I am not as personally committed to the fashionable conservatism of Mark Judge. I leave that sort of thing to Michael Brendan Dougherty, the paleo master of style, but if Mr. Judge’s proposals are not necessarily quite as substantial they are not the superficial nothing that Mr. Dunn charges them with being. This is Mark Judge’s confession:

I am a conservative metrosexual.

As most people know, a metrosexual is a heterosexual man who has good taste in art and music, and likes to pamper himself with nice clothes and expensive grooming. There’s only one drawback: I can’t stand much of the so-called common-man culture celebrated by the Right.

There might be something of vanity in the metrocon outlook, but for the most part it is a reaction against the complete lack of taste and discretion that prevails among many American men. The metrocon wants to say, “Yes, the common people are good folks, and otherwise I may trust them to know what is best for themselves and their communities, but I wouldn’t go to dinner dressed like one of them.”

What would have once passed for polite conduct and good grooming are now consigned to the alley of “metrosexual.” Men who would prefer not to play the role of yobs have been pulled towards this identity. This is probably not because they want to be identified as “metrosexuals” or anything of the kind, but because they would rather not be identified as boorish clods.

This, Mr. Dunn informs us, is horrifying elitism. Well, then, sign me up, and not just for my usual reactionary reasons. What is the “common man culture” to which Mr. Judge refers? His three targets in particular are NASCAR, the WWF and the Left Behind books. I defy Mr. Dunn to defend any of those things on their merits. Oh, wait, that’s right–they have no merits.

I have, alas, watched NASCAR from time to time, and it is not only dull and time-consuming to watch (and this from a self-confessed Bollywood fan), but even by the standards of professional auto racing it is certainly “second-rate.” There are a few genuinely good drivers on that circuit, but only a few who could compete seriously in any other racing circuit. It is a perfect sport for Mr. Bush’s America, in its way: a rigged system designed to provide phoney competition that nonetheless always yields one of a handful of winners, usually the absolutely obnoxious Tony Stewart over the last couple of years. It sounds like modern democracy, actually. But I defy Mr. Dunn to defend Tony Stewart or the people who cheer for him. I would rather argue for seeing that the Southerners get their rights and self-government back rather than pretend to enjoy their ridiculous motor sports.

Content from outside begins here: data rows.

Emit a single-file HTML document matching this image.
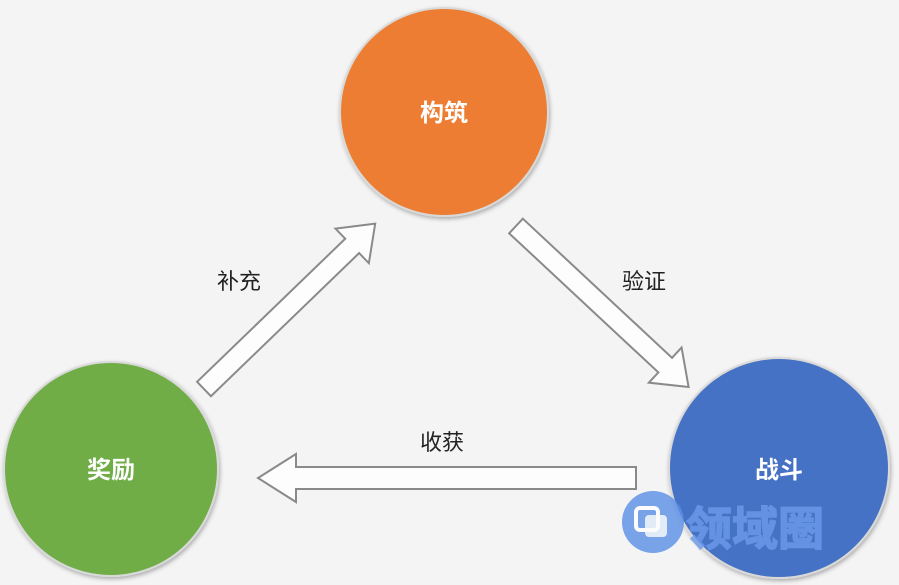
<!DOCTYPE html>
<html><head><meta charset="utf-8"><style>
html,body{margin:0;padding:0;background:#f4f4f4;}
svg{display:block}
text{font-family:"Liberation Sans","Noto Sans CJK SC",sans-serif;}
</style></head><body>
<svg width="899" height="585" viewBox="0 0 899 585" xmlns="http://www.w3.org/2000/svg">
<rect width="899" height="585" fill="#f4f4f4"/>
<defs>
<filter id="sh" x="-20%" y="-20%" width="140%" height="140%"><feDropShadow dx="1" dy="2" stdDeviation="2" flood-color="#000" flood-opacity="0.3"/></filter>
</defs>
<circle cx="444" cy="112" r="104" fill="#ed7d31" stroke="#d9d9d9" stroke-width="2" filter="url(#sh)"/>
<circle cx="111" cy="469" r="107" fill="#70ad47" stroke="#d9d9d9" stroke-width="2" filter="url(#sh)"/>
<circle cx="779" cy="468" r="110" fill="#4472c4" stroke="#d9d9d9" stroke-width="2" filter="url(#sh)"/>
<g fill="#fdfdfd" stroke="#8a8a8a" stroke-width="2">
<polygon points="0,-10 206,-10 206,-24 238,0 206,24 206,10 0,10" transform="translate(204,389) rotate(-44)"/>
<polygon points="0,-10 204,-10 204,-24 236,0 204,24 204,10 0,10" transform="translate(516,226) rotate(43)"/>
<polygon points="0,-11 340,-11 340,-24 378,0 340,24 340,11 0,11" transform="translate(636,478) rotate(180)"/>
</g>
<g font-size="22" fill="#222">
<text x="217" y="289">补充</text>
<text x="622" y="289">验证</text>
<text x="420" y="450">收获</text>
</g>
<g font-size="24" font-weight="bold" fill="#fff" text-anchor="middle">
<text x="444" y="121">构筑</text>
<text x="111" y="478">奖励</text>
<text x="779" y="478">战斗</text>
</g>
<g opacity="0.8">
<circle cx="653" cy="522" r="31" fill="#5b8fe6"/>
<rect x="636" y="508" width="22" height="22" rx="4" fill="none" stroke="#fff" stroke-width="4"/>
<rect x="645" y="515" width="22" height="22" rx="4" fill="#fff" opacity="0.8"/>
<text x="686" y="545" font-size="46" font-weight="bold" fill="#6d9bea" stroke="#6d9bea" stroke-width="1.5">领域圈</text>
</g>
</svg>
</body></html>
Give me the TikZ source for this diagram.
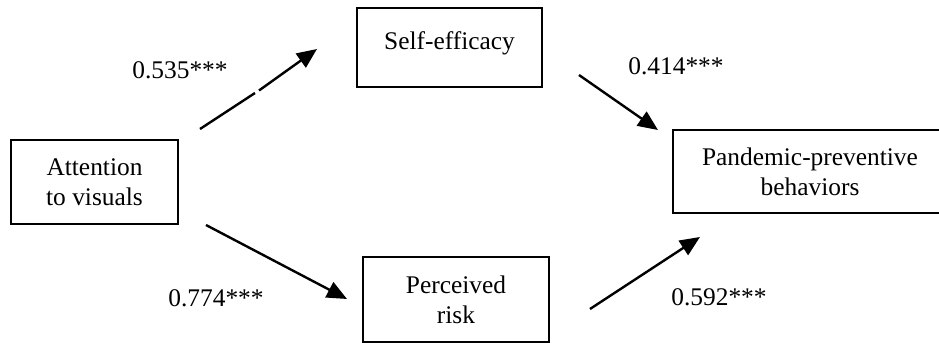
\documentclass[tikz,border=0pt]{standalone}
\usepackage{fontspec}
\setmainfont{Liberation Serif}
\usetikzlibrary{arrows.meta}
\tikzstyle{var} = [rectangle, draw=black, line width=1pt, align=center, inner sep=0pt, font=\fontsize{12.7}{15}\selectfont]
\tikzstyle{coef} = [font=\fontsize{12.7}{15}\selectfont]
\tikzstyle{arrow} = [line width=1.2pt, -{Triangle[length=10pt,width=8.5pt]}]

\begin{document}
\begin{tikzpicture}[x=0.5pt, y=-0.5pt]
		\useasboundingbox (0,0) rectangle (939,343);
		% variables
		\node (att) [var, minimum width=83.5pt, minimum height=42pt] at (94.5,182) {Attention\\to visuals};
		\node (eff) [var, minimum width=92.5pt, minimum height=39.5pt, text depth=7pt] at (449.5,47.5) {Self-efficacy};
		\node (risk) [var, minimum width=93pt, minimum height=42.5pt] at (456,299.5) {Perceived\\risk};
		\node (ppb) [var, minimum width=137pt, minimum height=41.5pt] at (810,171.5) {Pandemic-preventive\\behaviors};
		% path ends
		\coordinate (a1) at (200,129);
		\coordinate (g1) at (255,93);
		\coordinate (g2) at (259,90.5);
		\coordinate (t1) at (317,49);
		\coordinate (a2) at (579,75);
		\coordinate (t2) at (658,130);
		\coordinate (a3) at (206,225);
		\coordinate (t3) at (347,299);
		\coordinate (a4) at (590,309);
		\coordinate (t4) at (700,237);
		\draw [line width=1.2pt] (a1) -- (g1);
		\draw [arrow] (g2) -- (t1);
		\draw [arrow] (a2) -- (t2);
		\draw [arrow] (a3) -- (t3);
		\draw [arrow] (a4) -- (t4);
		% coefficients
		\node (c1) [coef] at (180,70) {0.535***};
		\node (c2) [coef] at (676,66) {0.414***};
		\node (c3) [coef] at (216,298) {0.774***};
		\node (c4) [coef] at (719,297) {0.592***};
\end{tikzpicture}
\end{document}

I might add to the list of the crass, idiot culture of this country The DaVinci Code, which so many “conservatives” I know have bought and taken seriously that one wonders whether their teachers should have bothered to teach them to read in the first place, if this was all they were going to do with the ability. In one sense, they are not to blame for being taken in by this rubbish–many of them were never taught about history or Christianity to the extent that would reveal this book to be a cheap fraud in about two seconds. If it is elitist to resent the cult of Dan Brown, then I am a proud elitist.

The real problem with Mr. Judge’s metroconservatism is not its fashion sense, which might be fine, nor is the problem his distaste for the crass and stupid in our country. On that count, I applaud him. The real problem is that Mr. Judge believes Norman Podhoretz and Irving Kristol represent “an older conservative order,” and it is to them and their policies that he looks when all is said and done. To be that, in the end, is far worse than being an elitist or even a metrosexual. It is to be a neocon, or one of their fellow travelers.